Wrong so far

We continue to be wrong about oil, at least so far. WSJ:

Analysts at Goldman Sachs Group are back with a revision to their oil “super-spike” call, originally made in 2005. This time, the target is $150 to $200 a barrel for crude oil, within the next six to 24 months.

Goldman’s group, led by analyst Arjun Murti, says the energy crisis “may be coming to a head.” They cite the lack of supply growth outside of the Oil Production and Exploration Countries, and the struggle for OPEC nations to produce more, as part of what will continue to drive prices higher.

In April of 2005, Mr. Murti’s team said the super-spike in oil could lift prices as high as $105 a barrel, which one analyst then compared to a “Dow 20,000″ call.

Crude’s Yearly Close
Year 12/31 close
2001 $19.84
2002 $31.20
2003 $32.52
2004 $43.45
2005 $61.04
2006 $61.05
2007 $95.98

The rapid rise in the last year or so suggests $150 could not be far off, and even $200 does not seem fanciful. Perhaps it’s a sign of the times that such a call has only had a mild effect on futures — oil, of late, was up 36 cents to $120.33 a barrel.

“Will we see $200 in the next 24 months? I think it’s possible,” says Phil Flynn -vice president, senior market analyst, Alaron Trading. “Will we see it in the next six months? It’s possible if we have another hurricane or another disruption…long-term, I think we will see oil hit $200 a barrel.
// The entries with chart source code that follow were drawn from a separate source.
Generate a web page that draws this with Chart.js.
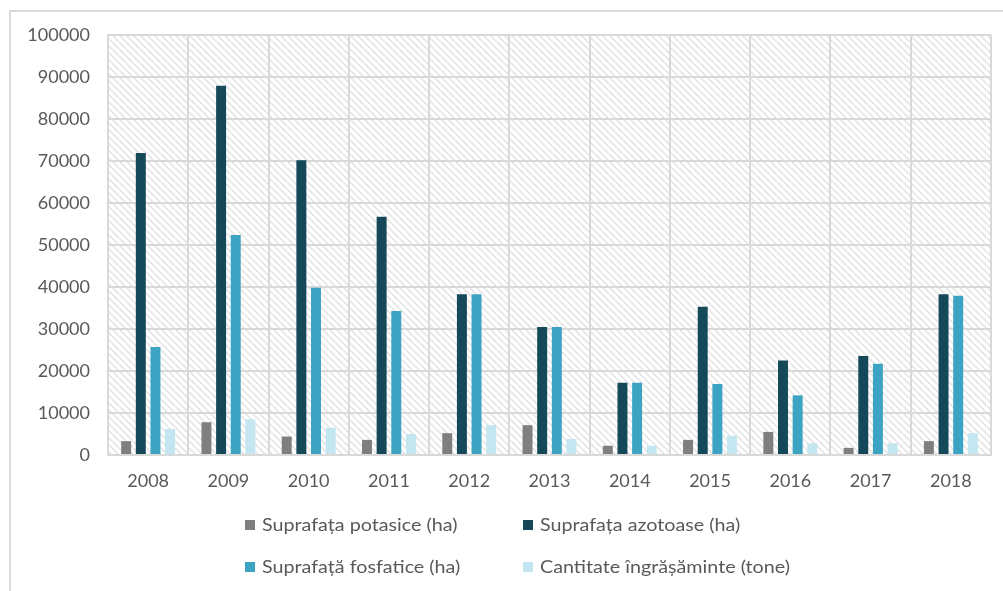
<!DOCTYPE html>
<html>
<head>
<meta charset="utf-8">
<script src="https://cdn.jsdelivr.net/npm/chart.js@4/dist/chart.umd.min.js"></script>
<style>
  html, body { margin: 0; padding: 0; background: #fff; }
  #wrap { position: relative; width: 1003px; height: 591px; overflow: hidden; }
  #frame { position: absolute; left: 9px; top: 10px; width: 1000px; height: 600px;
           border-left: 2px solid #d9d9d9; border-top: 2px solid #d9d9d9; box-sizing: border-box; }
  #c { position: absolute; left: 0; top: 0; }
  .lg { position: absolute; font: 17px Lato, "Open Sans", sans-serif; color: #595959; white-space: nowrap;
        display: flex; align-items: center; }
  .lg i { display: inline-block; width: 10px; height: 10px; margin-right: 7px; }
  .lg span { display: inline-block; transform: scaleX(1.16); transform-origin: left center; }
</style>
</head>
<body>
<div id="wrap">
  <div id="frame"></div>
  <canvas id="c" width="1003" height="591"></canvas>
  <div id="legend"></div>
</div>
<script>
// years on the x axis
const years = ["2008", "2009", "2010", "2011", "2012", "2013", "2014", "2015", "2016", "2017", "2018"];
// series values
const potasice = [3300, 7800, 4400, 3600, 5200, 7100, 2200, 3600, 5500, 1700, 3300];
const azotoase = [71900, 87900, 70200, 56700, 38300, 30500, 17200, 35300, 22500, 23600, 38300];
const fosfatice = [25700, 52400, 39800, 34300, 38300, 30500, 17200, 16900, 14200, 21700, 37900];
const cantitate = [6200, 8500, 6500, 5000, 7100, 3800, 2200, 4600, 2800, 2800, 5200];
const seriesNames = ["Suprafața potasice (ha)", "Suprafața azotoase (ha)", "Suprafață fosfatice (ha)", "Cantitate îngrășăminte (tone)"];
const seriesColors = ["#7f7f7f", "#15495a", "#3ca3c2", "#c3e6f0"];
const yTicks = [0, 10000, 20000, 30000, 40000, 50000, 60000, 70000, 80000, 90000, 100000];

// diagonal hatch for the plot background
function hatch() {
  const t = document.createElement("canvas");
  t.width = 7; t.height = 7;
  const g = t.getContext("2d");
  g.fillStyle = "#fff"; g.fillRect(0, 0, 7, 7);
  g.strokeStyle = "#e2e2e2"; g.lineWidth = 1.5;
  [-7, 0, 7].forEach(o => { g.beginPath(); g.moveTo(o, 0); g.lineTo(o + 7, 7); g.stroke(); });
  return document.getElementById("c").getContext("2d").createPattern(t, "repeat");
}

const bgPlugin = {
  id: "plotbg",
  beforeDraw(chart) {
    const a = chart.chartArea, ctx = chart.ctx;
    ctx.save();
    ctx.fillStyle = hatch();
    ctx.fillRect(a.left, a.top, a.right - a.left, a.bottom - a.top);
    ctx.restore();
  },
};

const FONT = { family: "Lato, 'Open Sans', sans-serif", size: 18 };

new Chart(document.getElementById("c"), {
  type: "bar",
  data: {
    labels: years,
    datasets: [potasice, azotoase, fosfatice, cantitate].map((d, i) => ({
      label: seriesNames[i], data: d, backgroundColor: seriesColors[i],
      categoryPercentage: 0.73, barPercentage: 0.68,
    })),
  },
  options: {
    responsive: false, animation: false,
    layout: { padding: { left: 0, top: 35, right: 12, bottom: 0 } },
    plugins: { legend: { display: false }, tooltip: { enabled: false } },
    scales: {
      x: {
        grid: { color: "#d9d9d9", lineWidth: 2, drawTicks: false },
        border: { color: "#d9d9d9", width: 2 },
        ticks: { color: "#595959", font: FONT, padding: 15 },
        afterFit: s => { s.height = 136; },
      },
      y: {
        min: 0, max: 100000,
        afterBuildTicks: s => { s.ticks = yTicks.map(v => ({ value: v })); },
        grid: { color: "#d9d9d9", lineWidth: 2, drawTicks: false },
        border: { color: "#d9d9d9", width: 2 },
        ticks: { color: "#595959", font: FONT, padding: 18, callback: v => String(v) },
        afterFit: s => { s.width = 108; },
      },
    },
  },
  plugins: [bgPlugin],
});

// legend laid out in two aligned columns like the original
const lg = document.getElementById("legend");
const pos = [[245, 525], [523, 525], [245, 567], [523, 567]];
seriesNames.forEach((n, i) => {
  const d = document.createElement("div");
  d.className = "lg";
  d.style.left = pos[i][0] + "px";
  d.style.top = (pos[i][1] - 11) + "px";
  d.innerHTML = `<i style="background:${seriesColors[i]}"></i><span>${n}</span>`;
  lg.appendChild(d);
});
</script>
</body>
</html>
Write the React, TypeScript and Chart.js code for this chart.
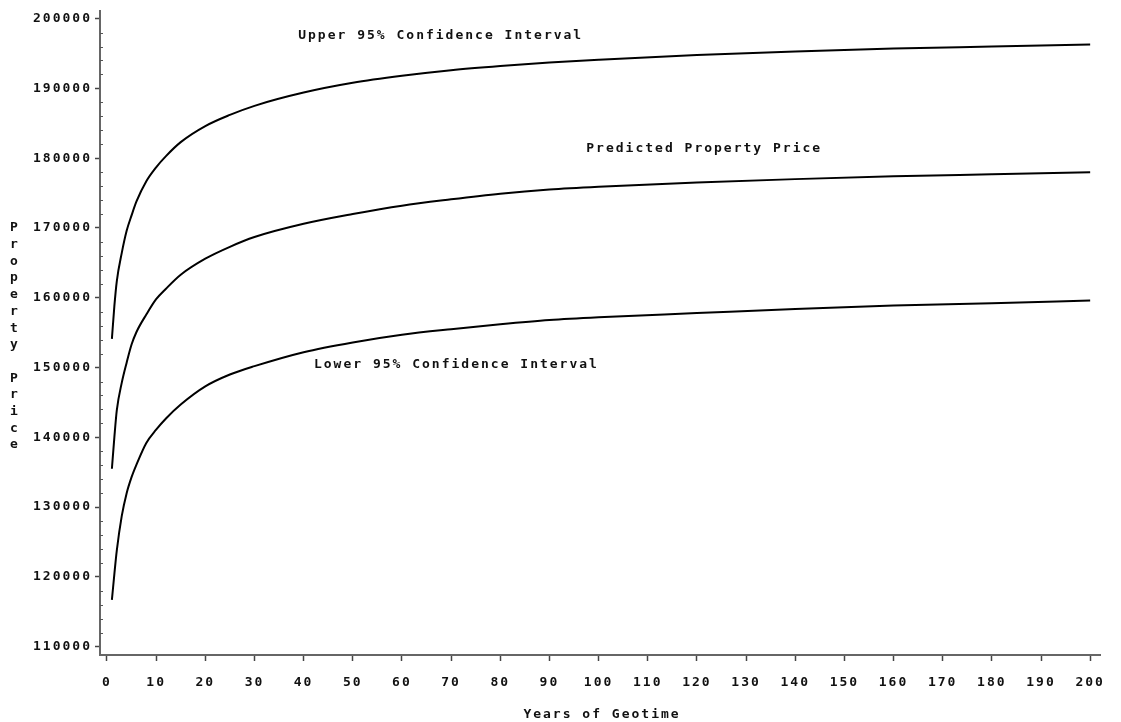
import { useEffect, useRef } from "react";
import { Chart, registerables } from "chart.js";

Chart.register(...registerables);

// Years since the start of the geologic record (x) and property prices (y)
const years = [1, 1.5, 2, 3, 4, 5, 6, 8, 10, 12, 15, 20, 25, 30, 40, 50, 60, 70, 80, 90, 100, 120, 140, 160, 180, 200];
const upperCI = [154100, 158800, 162400, 166400, 169600, 171800, 173800, 176700, 178700, 180300, 182300, 184600, 186200, 187500, 189400, 190800, 191800, 192600, 193200, 193700, 194100, 194800, 195300, 195700, 196000, 196300];
const predicted = [135500, 140000, 143900, 147800, 150700, 153300, 155100, 157600, 159800, 161300, 163300, 165600, 167300, 168700, 170600, 172000, 173200, 174100, 174900, 175500, 175900, 176500, 177000, 177400, 177700, 178000];
const lowerCI = [116700, 120400, 123800, 128700, 132000, 134300, 136100, 139200, 141100, 142700, 144700, 147300, 149000, 150200, 152200, 153600, 154700, 155500, 156200, 156800, 157200, 157800, 158400, 158900, 159200, 159600];

const seriesNames = ["Upper 95% Confidence Interval", "Predicted Property Price", "Lower 95% Confidence Interval"];
const xTicks = [0, 10, 20, 30, 40, 50, 60, 70, 80, 90, 100, 110, 120, 130, 140, 150, 160, 170, 180, 190, 200];
const yTicks = [110000, 120000, 130000, 140000, 150000, 160000, 170000, 180000, 190000, 200000];
const xTitle = "Years of Geotime";
const yTitle = "Property Price";

const FONT = "'DejaVu Sans Mono', monospace";

// Where each curve's caption starts, in data units
const captionAnchors = [
  { x: 38.9, y: 197540 },
  { x: 97.5, y: 181370 },
  { x: 42.1, y: 150460 },
];

const textPlugin = {
  id: "sasText",
  beforeDraw(chart: any) {
    chart.ctx.letterSpacing = "2px";
  },
  afterDraw(chart: any) {
    const ctx = chart.ctx;
    const xs = chart.scales.x;
    const ys = chart.scales.y;
    ctx.save();
    ctx.letterSpacing = "2px";
    ctx.fillStyle = "#111";
    ctx.font = `bold 13px ${FONT}`;
    ctx.textBaseline = "middle";

    // minor ticks on the value axis
    ctx.strokeStyle = "#555";
    ctx.lineWidth = 1;
    for (let v = 112000; v < 201000; v += 2000) {
      if (v % 10000 === 0) continue;
      const py = Math.round(ys.getPixelForValue(v)) + 0.5;
      ctx.beginPath();
      ctx.moveTo(chart.chartArea.left, py);
      ctx.lineTo(chart.chartArea.left + 3, py);
      ctx.stroke();
    }

    // curve captions
    ctx.textAlign = "left";
    seriesNames.forEach((name, i) => {
      const a = captionAnchors[i];
      ctx.fillText(name, xs.getPixelForValue(a.x), ys.getPixelForValue(a.y));
    });

    // x axis title
    ctx.textAlign = "center";
    ctx.fillText(xTitle, (chart.chartArea.left + chart.chartArea.right) / 2 + 2, 715);

    // y axis title, one letter per line
    const letters = yTitle.split("");
    letters.forEach((ch, i) => {
      if (ch === " ") return;
      ctx.fillText(ch, 15, 228 + i * 16.7);
    });
    ctx.restore();
  },
};

export default function App() {
  const ref = useRef<HTMLCanvasElement | null>(null);

  useEffect(() => {
    if (!ref.current) return;
    const mk = (vals: number[]) => years.map((x, i) => ({ x, y: vals[i] }));
    const line = {
      borderColor: "#000",
      borderWidth: 2,
      pointRadius: 0,
      cubicInterpolationMode: "monotone" as const,
      fill: false,
    };
    const chart = new Chart(ref.current, {
      type: "line",
      data: {
        datasets: [
          { label: seriesNames[0], data: mk(upperCI), ...line },
          { label: seriesNames[1], data: mk(predicted), ...line },
          { label: seriesNames[2], data: mk(lowerCI), ...line },
        ],
      },
      options: {
        responsive: false,
        animation: false,
        devicePixelRatio: 1,
        layout: { padding: { left: 0, right: 21, top: 10, bottom: 0 } },
        plugins: {
          legend: { display: false },
          tooltip: { enabled: false },
          title: { display: false },
        },
        scales: {
          x: {
            type: "linear",
            min: -1.42,
            max: 202,
            afterBuildTicks: (s: any) => {
              s.ticks = xTicks.map((v) => ({ value: v }));
            },
            afterFit: (s: any) => {
              s.height = 67;
            },
            border: { display: true, color: "#666", width: 2 },
            grid: {
              display: true,
              drawOnChartArea: false,
              drawTicks: true,
              tickLength: 6,
              tickColor: "#444",
              tickWidth: 1.5,
            },
            ticks: {
              autoSkip: false,
              maxRotation: 0,
              padding: 14,
              color: "#111",
              font: { family: FONT, size: 13, weight: "bold" },
              callback: (v: any) => String(v),
            },
          },
          y: {
            type: "linear",
            min: 108810,
            max: 201120,
            afterBuildTicks: (s: any) => {
              s.ticks = yTicks.map((v) => ({ value: v }));
            },
            afterFit: (s: any) => {
              s.width = 100;
            },
            border: { display: true, color: "#666", width: 2 },
            grid: {
              display: true,
              drawOnChartArea: false,
              drawTicks: true,
              tickLength: 5,
              tickColor: "#444",
              tickWidth: 1.5,
            },
            ticks: {
              autoSkip: false,
              padding: 3,
              color: "#111",
              font: { family: FONT, size: 13, weight: "bold" },
              callback: (v: any) => String(v),
            },
          },
        },
      },
      plugins: [textPlugin],
    });
    return () => chart.destroy();
  }, []);

  return (
    <div style={{ position: "absolute", left: 0, top: 0, width: 1121, height: 722, background: "#fff" }}>
      <canvas ref={ref} width={1121} height={722} style={{ display: "block" }} />
    </div>
  );
}
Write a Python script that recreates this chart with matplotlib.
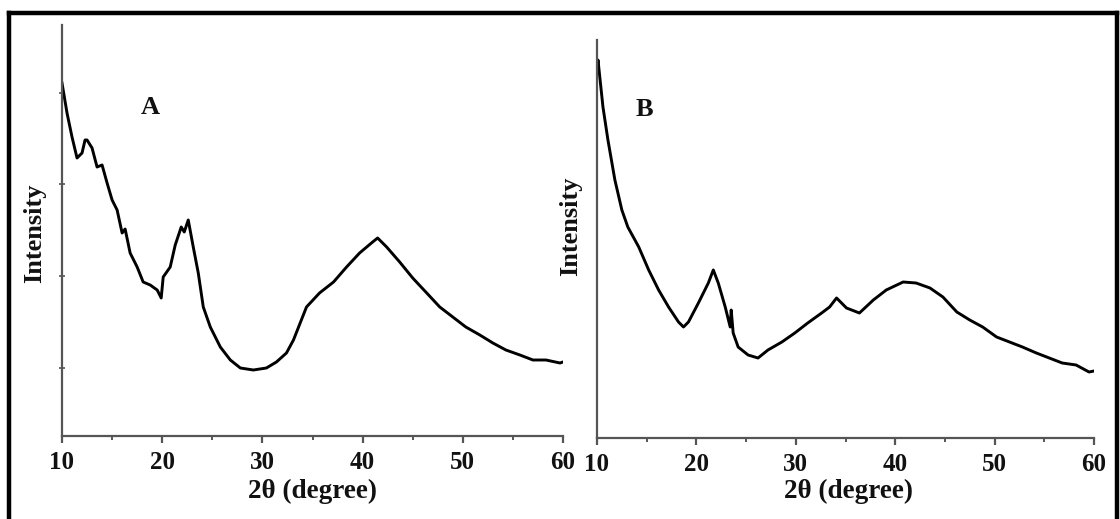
import matplotlib
matplotlib.use("Agg")
import matplotlib.pyplot as plt
from matplotlib.lines import Line2D

# ---- data (2theta in degrees, intensity in arbitrary units) ----
two_theta_a = [10.0, 10.5, 11.0, 11.5, 12.0, 12.3, 12.5, 13.0, 13.5, 14.0, 14.5, 15.0,
               15.5, 16.0, 16.3, 16.8, 17.5, 18.1, 18.8, 19.5, 19.9, 20.1, 20.8, 21.3,
               21.9, 22.2, 22.6, 23.1, 23.6, 24.1, 24.8, 25.8, 26.8, 27.8, 29.1, 30.4,
               31.4, 32.4, 33.1, 34.4, 35.7, 37.1, 38.4, 39.7, 41.0, 41.5, 42.4, 43.7,
               45.0, 46.4, 47.7, 49.0, 50.3, 51.7, 53.0, 54.3, 55.7, 57.0, 58.3, 59.7, 60.0]
intensity_a = [353, 323, 299, 278, 283, 296, 296, 288, 269, 271, 253, 236,
               226, 203, 207, 183, 169, 154, 151, 146, 138, 159, 169, 191,
               209, 204, 216, 189, 163, 129, 109, 89, 76, 68, 66, 68,
               74, 83, 96, 129, 143, 154, 169, 183, 194, 198, 189, 174,
               158, 143, 129, 119, 109, 101, 93, 86, 81, 76, 76, 73, 74]

two_theta_b = [10.0, 10.1, 10.6, 11.1, 11.8, 12.5, 13.1, 14.2, 15.2, 16.2, 17.2, 18.2,
               18.7, 19.2, 20.2, 21.2, 21.7, 22.2, 22.9, 23.4, 23.5, 23.7, 24.2, 25.2,
               26.2, 27.2, 28.6, 29.9, 31.2, 32.6, 33.4, 34.1, 35.1, 36.4, 37.8, 39.1,
               40.8, 42.1, 43.5, 44.8, 46.2, 47.5, 48.8, 50.2, 51.5, 52.8, 54.2, 55.5,
               56.8, 58.2, 59.5, 60.0]
intensity_b = [368, 378, 331, 298, 258, 228, 211, 191, 168, 148, 131, 116,
               111, 116, 135, 155, 168, 155, 131, 111, 128, 105, 91, 83,
               80, 88, 96, 105, 115, 125, 131, 140, 130, 125, 138, 148,
               156, 155, 150, 141, 126, 118, 111, 101, 96, 91, 85, 80,
               75, 73, 66, 67]

x_ticks = [10, 20, 30, 40, 50, 60]
x_minor = [15, 25, 35, 45, 55]
y_ticks_a = [68, 160, 252, 343]

W, H = 1120, 519
fig = plt.figure(figsize=(W / 100, H / 100), dpi=100)
fig.patch.set_facecolor("white")

serif = ["Liberation Serif", "DejaVu Serif"]
ink = "#111111"

def fx(px):
    return px / W

def fy(py):
    return 1 - py / H

def make_ax(left, right, top, bottom, ylim_top):
    ax = fig.add_axes([fx(left), fy(bottom), fx(right) - fx(left), fy(top) - fy(bottom)])
    ax.set_xlim(10, 60)
    ax.set_ylim(0, ylim_top)
    for s in ["top", "right"]:
        ax.spines[s].set_visible(False)
    for s in ["left", "bottom"]:
        ax.spines[s].set_color("#555555")
        ax.spines[s].set_linewidth(1.6)
    ax.set_xticks(x_ticks)
    ax.set_xticks(x_minor, minor=True)
    ax.tick_params(axis="x", which="major", direction="out", length=5, width=1.6,
                   color="#555555", pad=6)
    ax.tick_params(axis="x", which="minor", direction="out", length=3, width=1.4,
                   color="#555555")
    for lab in ax.get_xticklabels():
        lab.set_fontfamily(serif)
        lab.set_fontweight("bold")
        lab.set_fontsize(18)
        lab.set_color(ink)
    ax.patch.set_alpha(0)
    return ax

ax_a = make_ax(62, 563, 25, 436, 411)
ax_a.plot(two_theta_a, intensity_a, color="black", lw=2.1)
ax_a.set_yticks(y_ticks_a)
ax_a.set_yticklabels([])
ax_a.tick_params(axis="y", direction="inout", length=4, width=1.2, color="#555555")

ax_b = make_ax(597, 1094, 40, 438, 398)
ax_b.plot(two_theta_b, intensity_b, color="black", lw=2.1)
ax_b.set_yticks([])

# panel letters
fig.text(fx(150), fy(108), "A", family=serif, weight="bold", fontsize=19,
         ha="center", va="center", color=ink)
fig.text(fx(644), fy(109), "B", family=serif, weight="bold", fontsize=19,
         ha="center", va="center", color=ink)

# axis labels
for cx, cy in [(312, 491), (848, 491)]:
    fig.text(fx(cx), fy(cy), "2θ (degree)", family=serif, weight="bold", fontsize=19.5,
             ha="center", va="center", color=ink)
for cx, cy in [(35, 233), (571, 226)]:
    fig.text(fx(cx), fy(cy), "Intensity", family=serif, weight="bold", fontsize=19,
             ha="center", va="center", rotation=90, color=ink)

# outer frame
lw = 3.2
fig.add_artist(Line2D([fx(9), fx(9)], [fy(13), fy(525)], color="black", lw=lw,
                      transform=fig.transFigure))
fig.add_artist(Line2D([fx(9), fx(1117)], [fy(13), fy(13)], color="black", lw=lw,
                      transform=fig.transFigure))
fig.add_artist(Line2D([fx(1117), fx(1117)], [fy(13), fy(525)], color="black", lw=lw,
                      transform=fig.transFigure))

fig.savefig("out.png", dpi=100)
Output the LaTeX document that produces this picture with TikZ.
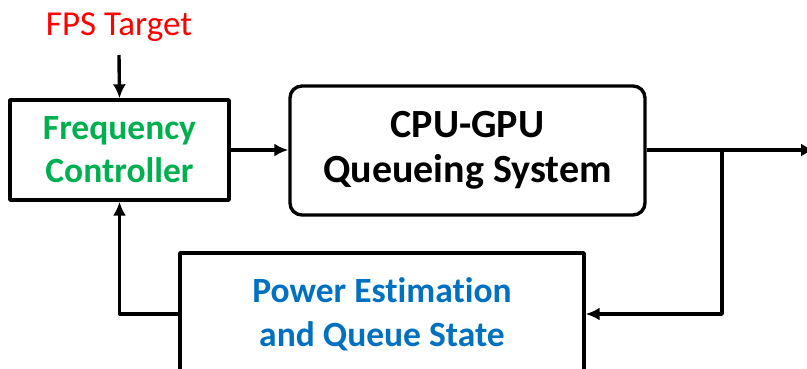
\documentclass[tikz,border=0pt]{standalone}
\usepackage{fontspec}
\setmainfont{Carlito}[Ligatures={NoCommon}]
\usetikzlibrary{arrows.meta}
\definecolor{ctrlgreen}{RGB}{0,176,80}
\definecolor{estblue}{RGB}{0,112,192}
\begin{document}
\begin{tikzpicture}[x=1pt, y=-1pt, line width=3.4pt, line join=round, >={Latex[length=14pt,width=13pt]}]
	\tikzset{box/.style={draw, line width=3.4pt, align=center, font=\fontsize{35.5}{43}\selectfont\bfseries}}
	\useasboundingbox (0,0) rectangle (807,369);
	\node[text=red, font=\fontsize{35}{40}\selectfont] (fps) at (119,27) {FPS Target};
	\node[box, text=ctrlgreen, minimum width=219pt, minimum height=100pt] (freq) at (119.5,150) {Frequency\\Controller};
	\node[box, rounded corners=12pt, minimum width=355pt, minimum height=129pt, font=\fontsize{40}{45}\selectfont\bfseries] (cpu) at (467.5,150.5) {CPU-GPU\\Queueing System};
	\node[box, text=estblue, minimum width=404pt, minimum height=122pt, font=\fontsize{35.5}{44}\selectfont\bfseries] (power) at (382,314) {Power Estimation\\and Queue State};
	\coordinate (branch) at (722,150);
	\coordinate (out) at (815,150);
	\draw[->] (119,55) -- (freq.north);
	\draw[->] (freq.east) -- (cpu.west |- freq.east);
	\draw[->] (cpu.east |- branch) -- (out);
	\draw[->] (branch) |- (power.east);
	\draw[->] (power.west) -| (freq.south);
\end{tikzpicture}
\end{document}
We continue to observe a lot of demand destruction going on in the US and elsewhere, and suspect that the growth of the BRIC-like countries will slow more markedly than is commonly expected in the face of near recession conditions in much of the developed world. But, hey, what do we know? No much so far, apparently.

5 Responses to “Wrong so far”

  1. feeblemind Says:

    Right or wrong, I enjoy your posts about the oil market. I hope Dinocrat continues to post on the topic as events warrant.

  2. gs Says:

    We continue to be wrong about oil, at least so far.

    Meh. I view your posts as brainstorming (not as polemics or prognostication), and appreciate the thought and insight that go into them. In turn, I try to comment constructively (and hopefully to add value sometimes) whether I agree or disagree.

  3. staghounds Says:

    Don’t you mean that a dollar will fall to 2% of a barrel of oil?

  4. MarkD Says:

    Given that our current energy policy is: we have none, what possible limit can there be?

    We should be building nuclear plants, not burning food. We should be drilling for the oil we do have in Alaska and off the coast of Florida. We should be funding efforts to gasify coal - the Germans did it during WWII, it is possible.

    The longer we do nothing, the worse it will be. This will end. The usual suspects in Congress will hold hearings instead of mirrors.

  5. gs Says:

    Even though Glenn Reynolds doesn’t believe his own conjecture, it’s interesting:

    …This is unlikely to be the case, but here’s a thought: If I were, say, the United States government, and I anticipated military action in the mideast that might interrupt oil supplies, I wouldn’t want to stockpile directly because that would be a tipoff. But if I manipulated markets into running up stocks, I wouldn’t have to. . . . Nah. They’re not that smart.

    (Interesting to me, at least, because a related interpretation has crossed my mind.)